I realized I was being a bit of a goof. I do not need to access the redis server from a worker and that was leading to some errors (specifically the ValueError).

To fix this the loop is now:

while not r_server.llen("cmds") == 0:
    cmd = r_server.lpop("cmds")
    pool.apply_async(work, [cmd])

After these lines I call pool.close(). I used os.getpid() and os.getppid() to check that I did in fact have multiple children running around.

I would still enjoy hearing if this sounds like a good way to create a manager/worker application that uses redis.

Your problem is that you are trying to run multiple commands concurrently with a single redis connection.

You are expecting something like

Thread 1     Thread 2
LLEN test    
1                            
LPOP test   
command      
             LLEN test
             0

but you are getting

Thread 1     Thread 2
LLEN test    
1                            
LPOP test   
             LLEN test
             command
0

The results come back in the same order, but there is nothing linking a thread or command to a specific result. Individual redis connections are not thread safe - you will need one for each worker thread.

You can also see similar problems if you use pipelining inappropriately - it is designed for write only scenarios like adding lots of items to a list, where you can improve performance by assuming LPUSH succeeded rather than waiting for the server to tell you it succeeded after each item. Redis will still return the results, but they will not necessarily be results from the last command sent.
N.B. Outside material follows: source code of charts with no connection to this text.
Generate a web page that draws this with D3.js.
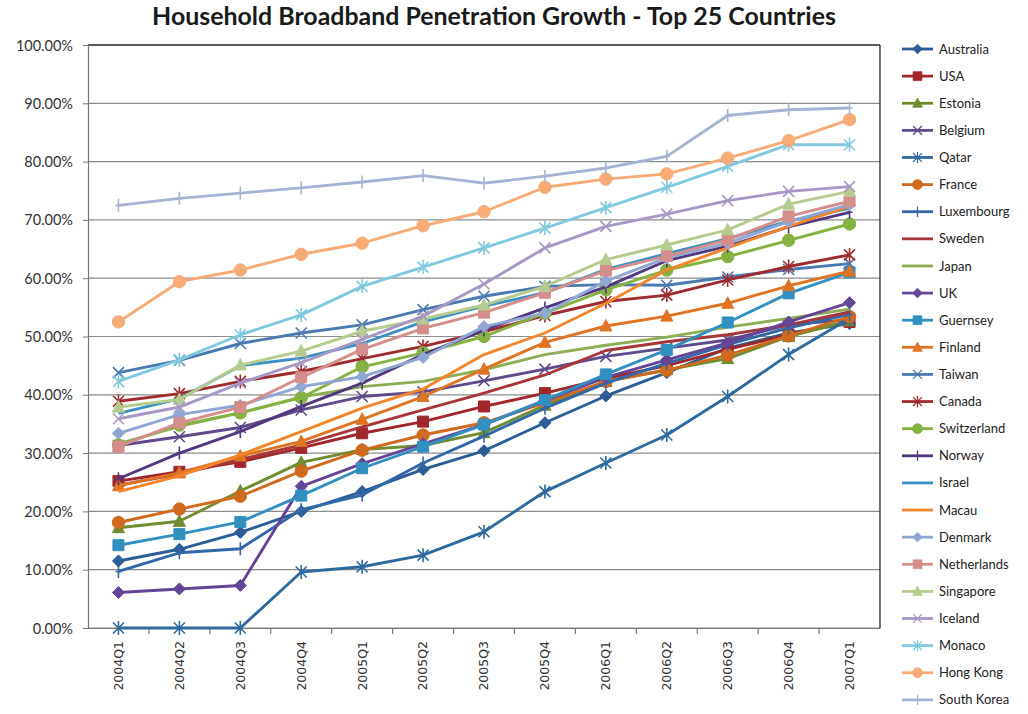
<!DOCTYPE html>
<html><head><meta charset="utf-8">
<script src="https://cdn.jsdelivr.net/npm/d3@7"></script>
<style>html,body{margin:0;padding:0;background:#fff;}svg{display:block;}</style>
</head><body><svg id="c" width="1028" height="714"></svg>
<script>
// ---- DATA ----
const quarters = ["2004Q1","2004Q2","2004Q3","2004Q4","2005Q1","2005Q2","2005Q3","2005Q4","2006Q1","2006Q2","2006Q3","2006Q4","2007Q1"];
const yTicks = [0,10,20,30,40,50,60,70,80,90,100];
const countries = ["Australia","USA","Estonia","Belgium","Qatar","France","Luxembourg","Sweden","Japan","UK","Guernsey","Finland","Taiwan","Canada","Switzerland","Norway","Israel","Macau","Denmark","Netherlands","Singapore","Iceland","Monaco","Hong Kong","South Korea"];
const australia   = [11.5,13.5,16.4,20.0,23.4,27.2,30.4,35.2,39.8,43.8,48.0,50.6,52.2];
const usa         = [25.2,26.8,28.5,30.9,33.4,35.4,38.0,40.3,42.8,45.0,47.8,50.3,52.5];
const estonia     = [17.2,18.3,23.5,28.4,30.6,31.3,33.5,38.2,42.3,44.3,46.2,50.0,52.7];
const belgium     = [31.3,32.8,34.4,37.4,39.7,40.5,42.4,44.4,46.6,48.0,49.4,52.0,52.9];
const qatar       = [0,0,0,9.6,10.5,12.5,16.5,23.4,28.3,33.1,39.7,46.9,53.1];
const france      = [18.1,20.4,22.6,26.9,30.5,33.1,35.2,38.6,42.3,44.2,46.8,50.1,53.4];
const luxembourg  = [9.7,12.9,13.6,20.3,22.8,28.3,32.9,37.7,42.0,45.4,48.6,51.5,53.8];
const sweden      = [24.5,26.4,28.9,31.4,34.5,37.4,40.3,43.4,47.6,49.1,50.3,52.0,54.2];
const japan       = [31.6,34.6,36.9,39.6,41.4,42.3,44.3,46.9,48.5,49.9,51.6,53.1,54.7];
const uk          = [6.1,6.7,7.3,24.3,28.2,31.6,34.9,39.0,43.0,46.0,48.9,52.5,55.8];
const guernsey    = [14.2,16.1,18.2,22.7,27.4,31.1,34.9,39.1,43.5,47.7,52.4,57.4,61.0];
const finland     = [24.4,26.6,29.5,32.0,35.8,39.7,44.4,49.0,51.8,53.5,55.7,58.7,61.2];
const taiwan      = [43.8,45.9,48.8,50.6,52.0,54.6,56.9,58.6,58.9,58.8,60.2,61.5,62.5];
const canada      = [38.9,40.2,42.3,44.0,46.2,48.3,50.8,53.6,56.0,57.1,59.7,62.0,64.0];
const switzerland = [31.4,34.8,36.9,39.5,44.8,47.2,50.0,54.0,58.0,61.4,63.7,66.5,69.3];
const norway      = [25.6,30.0,33.7,38.0,42.0,46.9,51.1,54.9,58.5,63.0,65.5,68.8,71.3];
const israel      = [36.8,39.3,45.0,46.3,48.8,52.5,55.2,57.5,61.5,64.2,66.8,69.8,72.0];
const macau       = [23.4,26.1,29.7,33.7,37.7,41.0,46.9,50.6,55.7,61.4,65.2,68.9,72.3];
const denmark     = [33.4,36.6,38.2,41.4,43.1,46.4,51.7,54.0,59.5,63.5,66.0,69.7,72.6];
const netherlands = [31.1,35.2,37.9,43.0,47.8,51.4,54.1,57.5,61.3,63.8,66.6,70.6,73.2];
const singapore   = [37.9,39.2,45.1,47.5,50.9,53.0,55.4,58.6,63.2,65.7,68.3,72.7,74.9];
const iceland     = [35.9,37.9,42.0,45.5,49.5,53.5,59.0,65.2,68.9,71.0,73.3,74.9,75.7];
const monaco      = [42.3,46.0,50.3,53.7,58.6,61.9,65.2,68.6,72.1,75.6,79.2,82.9,82.9];
const hongKong    = [52.5,59.4,61.4,64.1,66.0,69.0,71.4,75.6,77.0,77.9,80.6,83.6,87.2];
const southKorea  = [72.5,73.7,74.6,75.5,76.5,77.6,76.3,77.5,78.9,80.9,87.9,88.9,89.2];
const seriesValues = [australia,usa,estonia,belgium,qatar,france,luxembourg,sweden,japan,uk,guernsey,finland,taiwan,canada,switzerland,norway,israel,macau,denmark,netherlands,singapore,iceland,monaco,hongKong,southKorea];

// ---- STYLE ----
const colors = ["#2C5D96","#A0282C","#6F8D2F","#5F4A8B","#2F6A9E","#CF6A1E","#3368A8","#A6363A","#8DAE55","#644596","#3290C0","#DE7424","#4A7AB0","#9E2B30","#86B241","#52397F","#3C90C4","#F3862B","#91A7D3","#D48E8C","#B5CC8E","#A898C6","#82C8DF","#F7AB77","#A6B4D4"];
const markerCycle = ["diamond","square","triangle","x","star","circle","plus","none","none"];

const svg = d3.select("#c");
const M = {left:88, right:880, top:45, bottom:628};
const x = d3.scaleBand().domain(quarters).range([M.left, M.right]);
const y = d3.scaleLinear().domain([0,100]).range([M.bottom, M.top]);
const cx = q => x(q) + x.bandwidth()/2;

// title
const title = svg.append("text").attr("x", 494).attr("y", 25).attr("text-anchor","middle")
  .attr("font-family","Lato, 'Open Sans', sans-serif").attr("font-weight","bold").attr("font-size",22)
  .attr("fill","#1a1a1a").text("Household Broadband Penetration Growth - Top 25 Countries");
{ const w = title.node().getComputedTextLength(); title.attr("font-size", 22*684/w); }

// gridlines
svg.append("g").selectAll("line").data(yTicks.filter(d=>d<100)).join("line")
  .attr("x1",M.left).attr("x2",M.right).attr("y1",d=>y(d)).attr("y2",d=>y(d))
  .attr("stroke","#8c8c8c").attr("stroke-width",1.2);
// plot border top/right
svg.append("line").attr("x1",M.left).attr("x2",M.right).attr("y1",y(100)).attr("y2",y(100)).attr("stroke","#222").attr("stroke-width",1.3);
svg.append("line").attr("x1",M.right).attr("x2",M.right).attr("y1",y(100)).attr("y2",M.bottom).attr("stroke","#222").attr("stroke-width",1.3);

// y axis
const yAxis = svg.append("g").attr("transform",`translate(${M.left},0)`)
  .call(d3.axisLeft(y).tickValues(yTicks).tickSize(5).tickFormat(d=>d.toFixed(2)+"%"));
yAxis.select(".domain").attr("stroke","#777").attr("stroke-width",1.2);
yAxis.selectAll(".tick line").attr("stroke","#777");
yAxis.selectAll("text").attr("font-family","Lato, sans-serif").attr("font-size",14.5).attr("fill","#333").attr("x",-15).attr("dy","0.35em");

// x axis
const xAxis = svg.append("g").attr("transform",`translate(0,${M.bottom})`)
  .call(d3.axisBottom(x).tickSize(0).tickSizeOuter(0));
xAxis.select(".domain").attr("stroke","#777").attr("stroke-width",1.2);
xAxis.selectAll("text").attr("font-family","'DejaVu Sans', sans-serif").attr("font-size",12.5).attr("fill","#333")
  .attr("transform","rotate(-90)").attr("text-anchor","end").attr("x",-13).attr("y",0).attr("dy","0.35em");
// category boundary ticks
svg.append("g").selectAll("line").data(quarters.slice(1)).join("line")
  .attr("x1",d=>x(d)).attr("x2",d=>x(d)).attr("y1",M.bottom).attr("y2",M.bottom+6)
  .attr("stroke","#777").attr("stroke-width",1.2);

// markers
function markerPath(type){
  const p = d3.path();
  switch(type){
    case "diamond": p.moveTo(0,-6);p.lineTo(6,0);p.lineTo(0,6);p.lineTo(-6,0);p.closePath();break;
    case "square": p.rect(-5.5,-5.5,11,11);break;
    case "triangle": p.moveTo(0,-6.5);p.lineTo(6,5);p.lineTo(-6,5);p.closePath();break;
    case "circle": p.arc(0,0,6.2,0,2*Math.PI);break;
    case "x": p.moveTo(-5.5,-5.5);p.lineTo(5.5,5.5);p.moveTo(5.5,-5.5);p.lineTo(-5.5,5.5);break;
    case "star": p.moveTo(-5.5,-5.5);p.lineTo(5.5,5.5);p.moveTo(5.5,-5.5);p.lineTo(-5.5,5.5);p.moveTo(0,-7);p.lineTo(0,7);break;
    case "plus": p.moveTo(0,-6.5);p.lineTo(0,6.5);p.moveTo(-3,0);p.lineTo(3,0);break;
  }
  return p.toString();
}
const filled = t => ["diamond","square","triangle","circle"].includes(t);

const line = d3.line().x((d,i)=>cx(quarters[i])).y(d=>y(d));
const plot = svg.append("g");
seriesValues.forEach((vals,k)=>{
  const col = colors[k], mk = markerCycle[k%9];
  const g = plot.append("g");
  g.append("path").datum(vals).attr("d",line).attr("fill","none").attr("stroke",col)
    .attr("stroke-width",2.9).attr("stroke-linejoin","round");
  if(mk!=="none"){
    g.selectAll("path.m").data(vals).join("path").attr("class","m")
      .attr("transform",(d,i)=>`translate(${cx(quarters[i])},${y(d)})`)
      .attr("d",markerPath(mk))
      .attr("fill",filled(mk)?col:"none").attr("stroke",col).attr("stroke-width",filled(mk)?1:1.6);
  }
});

// legend
const legend = svg.append("g");
const ly0 = 49, lstep = 27.12;
countries.forEach((name,k)=>{
  const col = colors[k], mk = markerCycle[k%9];
  const gy = ly0 + k*lstep;
  const g = legend.append("g").attr("transform",`translate(0,${gy})`);
  g.append("line").attr("x1",902).attr("x2",933).attr("y1",0).attr("y2",0).attr("stroke",col).attr("stroke-width",2.8);
  if(mk!=="none") g.append("path").attr("transform","translate(917.5,0) scale(0.8)").attr("d",markerPath(mk))
     .attr("fill",filled(mk)?col:"none").attr("stroke",col).attr("stroke-width",filled(mk)?1:1.6);
  g.append("text").attr("x",939).attr("y",0).attr("dy","0.35em").attr("font-family","Lato, sans-serif")
    .attr("font-size",13).attr("fill","#222").text(name);
});
</script></body></html>
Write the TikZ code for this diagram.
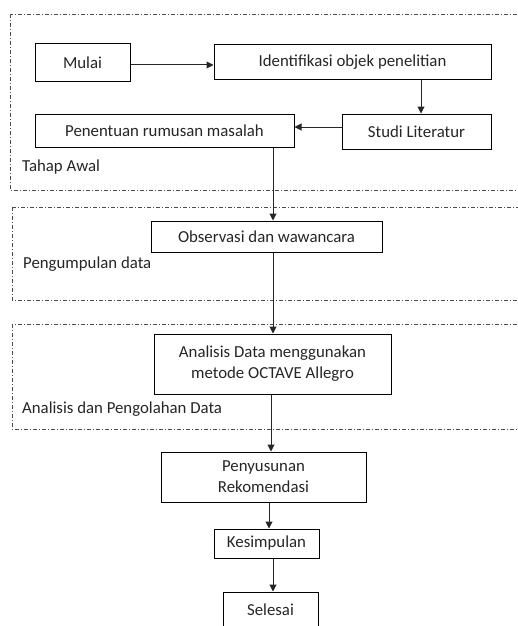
\documentclass[tikz,border=0pt]{standalone}
\usepackage{fontspec}
\setmainfont{Carlito}
\usetikzlibrary{arrows.meta}
\begin{document}
\begin{tikzpicture}[x=1pt,y=-1pt,
  every node/.style={font=\fontsize{16.8}{21}\selectfont, text=black!85},
  box/.style={draw=black, line width=1pt, inner sep=0pt, align=center},
  stage/.style={draw=black!70, line width=0.9pt, dash pattern=on 4pt off 2pt on 1pt off 2pt},
  lbl/.style={anchor=west, inner sep=0pt},
  arr/.style={draw=black!85, line width=1pt, -{Triangle[length=7pt,width=7pt]}},
  ln/.style={draw=black!85, line width=1pt}]
\useasboundingbox (0,0) rectangle (518,626);
\clip (0,0) rectangle (518,626);
\fill[white] (0,0) rectangle (518,626);
% stage frames
\draw[stage] (10,14) rectangle (560,190);
\draw[stage] (12,207) rectangle (560,300);
\draw[stage] (12,324) rectangle (560,429);
\node[lbl] (tl1) at (22,167) {Tahap Awal};
\node[lbl] (tl2) at (23,264) {Pengumpulan data};
\node[lbl] (tl3) at (22,409) {Analisis dan Pengolahan Data};
% nodes
\node[box, minimum width=95pt, minimum height=37pt] (mul) at (82.5,62.5) {Mulai};
\node[box, minimum width=277pt, minimum height=34pt] (ide) at (352.5,62) {Identifikasi objek penelitian};
\node[box, minimum width=149pt, minimum height=35pt] (stu) at (416.5,131.5) {Studi Literatur};
\node[box, minimum width=259pt, minimum height=33pt] (pen) at (164.5,130.5) {Penentuan rumusan masalah};
\node[box, minimum width=231pt, minimum height=31pt] (obs) at (266.5,236.5) {Observasi dan wawancara};
\node[box, minimum width=237pt, minimum height=60pt] (ana) at (272.5,364) {Analisis Data menggunakan\\metode OCTAVE Allegro};
\node[box, minimum width=205pt, minimum height=50pt] (pny) at (263.5,477) {Penyusunan\\Rekomendasi};
\node[box, minimum width=105pt, minimum height=29pt] (kes) at (266.5,543.5) {Kesimpulan};
\node[box, minimum width=95pt, minimum height=44pt] (sel) at (270.5,614) {};
\node (selt) at (270.5,610) {Selesai};
% column coordinates
\coordinate (c1) at (421,0);
\coordinate (c2) at (273,0);
\coordinate (c3) at (271,0);
\coordinate (c4) at (269,0);
\coordinate (r1) at (0,127);
\coordinate (r0) at (0,65);
% connectors
\draw[arr] (mul.east |- r0) -- (ide.west |- r0);
\draw[arr] (ide.south -| c1) -- (stu.north -| c1);
\draw[arr] (stu.west |- r1) -- (pen.east |- r1);
\draw[arr] (pen.south -| c2) -- (obs.north -| c2);
\draw[arr] (obs.south -| c2) -- (ana.north -| c2);
\draw[arr] (ana.south -| c3) -- (pny.north -| c3);
\draw[arr] (pny.south -| c4) -- (kes.north -| c4);
\draw[arr] (kes.south -| c2) -- (sel.north -| c2);
\end{tikzpicture}
\end{document}
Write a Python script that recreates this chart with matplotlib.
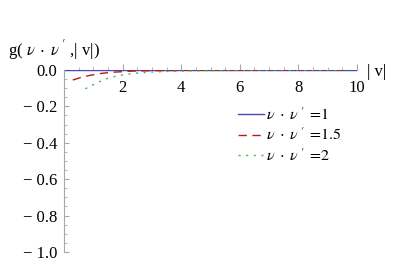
import numpy as np
import matplotlib
matplotlib.use("Agg")
import matplotlib.pyplot as plt
from matplotlib.ticker import FixedLocator, FuncFormatter

plt.rcParams['font.family'] = ['Liberation Serif', 'DejaVu Serif']
plt.rcParams['mathtext.fontset'] = 'stix'

# data
x_blue = [0.0, 10.0]
y_blue = [0.0, 0.0]

x_red = [0.3, 0.6, 0.9, 1.3, 1.7, 2.2, 2.6, 3.0, 3.5, 4.0, 5.0, 6.0, 7.0, 8.0, 9.5]
y_red = [-0.055, -0.040, -0.029, -0.018, -0.012, -0.007, -0.005, -0.004,
         -0.003, -0.002, -0.001, -0.0007, -0.0004, -0.0003, -0.0002]

x_green = [0.73, 1.0, 1.25, 1.5, 1.75, 2.1, 2.5, 3.0, 3.5, 4.0, 5.0, 6.0, 7.0, 8.0, 9.5]
y_green = [-0.103, -0.081, -0.062, -0.045, -0.035, -0.024, -0.017, -0.011,
           -0.008, -0.006, -0.003, -0.002, -0.0012, -0.0008, -0.0005]

labels = [r"$\nu\;\cdot\;\nu\;'\;=\!1$", r"$\nu\;\cdot\;\nu\;'\;=\!1.5$", r"$\nu\;\cdot\;\nu\;'\;=\!2$"]
x_ticks = [2, 4, 6, 8, 10]
y_ticks = [0.0, -0.2, -0.4, -0.6, -0.8, -1.0]

fs = 12
fig = plt.figure(figsize=(4.14, 2.70), dpi=100)
ax = fig.add_axes([64/414, 18/270, 293/414, 182/270])

ax.plot(x_blue, y_blue, color='#4a4ab0', lw=1.0, label=labels[0], zorder=2)
ax.plot(x_red, y_red, color='#b81a1a', lw=1.0, ls=(0, (6, 4)), label=labels[1], zorder=3)
ax.plot(x_green, y_green, color='#4fb04f', lw=1.0, ls=(0, (1.5, 4)), label=labels[2], zorder=4)

ax.set_xlim(0, 10)
ax.set_ylim(-1.0, 0.0)

axcol = '#a8a8a8'
for s in ['top', 'right']:
    ax.spines[s].set_visible(False)
ax.spines['bottom'].set_position(('data', 0))
ax.spines['bottom'].set_color(axcol)
ax.spines['left'].set_color(axcol)
ax.spines['bottom'].set_zorder(0)

ax.xaxis.set_major_locator(FixedLocator(x_ticks))
ax.xaxis.set_minor_locator(FixedLocator([v for v in np.arange(0.5, 10, 0.5) if v % 2 != 0]))
ax.yaxis.set_major_locator(FixedLocator(y_ticks))
ax.yaxis.set_minor_locator(FixedLocator([v for v in np.arange(-0.95, 0, 0.05) if abs(round(v / 0.2) * 0.2 - v) > 1e-6]))
ax.yaxis.set_major_formatter(FuncFormatter(lambda v, p: ('%.1f' % v).replace('-', '\u2212 ')))

ax.tick_params(axis='both', which='major', direction='in', color=axcol, labelsize=fs, labelcolor='black')
ax.tick_params(axis='x', which='major', length=4, pad=7)
ax.tick_params(axis='x', which='minor', direction='in', length=2.2, color=axcol)
ax.tick_params(axis='y', which='major', length=3.5, pad=5)
ax.tick_params(axis='y', which='minor', direction='in', length=2, color=axcol)

fig.text(8/414, 1 - 50/270, r"g( $\nu\;\cdot\;\nu\;'$ ,| v|)", fontsize=fs, va='center', ha='left')
fig.text(367/414, 1 - 72/270, "| v|", fontsize=fs, va='center', ha='left')

ax.legend(loc='upper left', bbox_to_anchor=(238/414, 1 - 107/270), bbox_transform=fig.transFigure,
          frameon=False, fontsize=11.5, borderpad=0, borderaxespad=0, handlelength=1.6,
          handletextpad=0.15, labelspacing=0.25)

fig.savefig('out.png', dpi=100)
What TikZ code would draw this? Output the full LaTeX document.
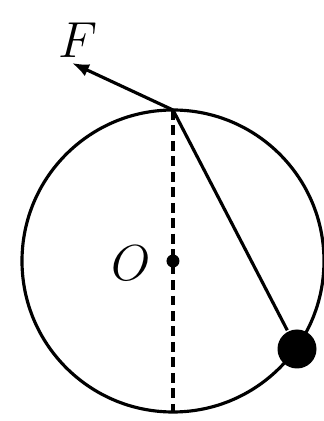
\documentclass[tikz,border=0pt]{standalone}
\usetikzlibrary{arrows.meta}
\tikzset{
  ballnode/.style={circle, fill=black, inner sep=0pt, minimum size=0.39cm},
  dotnode/.style={circle, fill=black, inner sep=0pt, minimum size=0.13cm},
  lbl/.style={font=\fontsize{14.5}{17}\selectfont},
  rope/.style={line width=0.9pt},
  axisline/.style={line width=0.9pt, dash pattern=on 2.8pt off 1.6pt}
}
\begin{document}
\begin{tikzpicture}[line width=0.9pt]
  \useasboundingbox (0,0) rectangle (3.24,4.21);
  % circle and its points
  \coordinate (ctr) at (1.73,1.60);
  \draw (ctr) circle (1.51);
  \coordinate (top) at (1.73,3.11);
  \coordinate (bot) at (1.73,0.09);
  \coordinate (ftip) at (0.72,3.58);
  \node[dotnode] (O) at (ctr) {};
  \node[ballnode] (ball) at (2.97,0.72) {};
  % vertical diameter, string, force
  \draw[axisline] (top) -- (bot);
  \draw[rope] (top) -- (ball);
  \draw[rope, -{Latex[length=0.17cm, width=0.13cm]}] (top) -- (ftip);
  % labels
  \node[lbl] (Flbl) at (0.78,3.81) {$F$};
  \node[lbl] (Olbl) at (1.31,1.58) {$O$};
\end{tikzpicture}
\end{document}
Other than that, the basic approach is reasonable. There are a couple of enhancements you could make though:

Rather than checking the length, just use non-blocking LPOP - if it returns null, the list is empty
Add a timer so that if the list is empty it will wait rather than just issuing another command.
Include a cancellation check in the while loop condition
Handle connection errors - I use an outer loop set up so that if the connection fails the worker will attempt to reconnect (basically restart main) for a reasonable number of attempts before terminating the worker process altogether.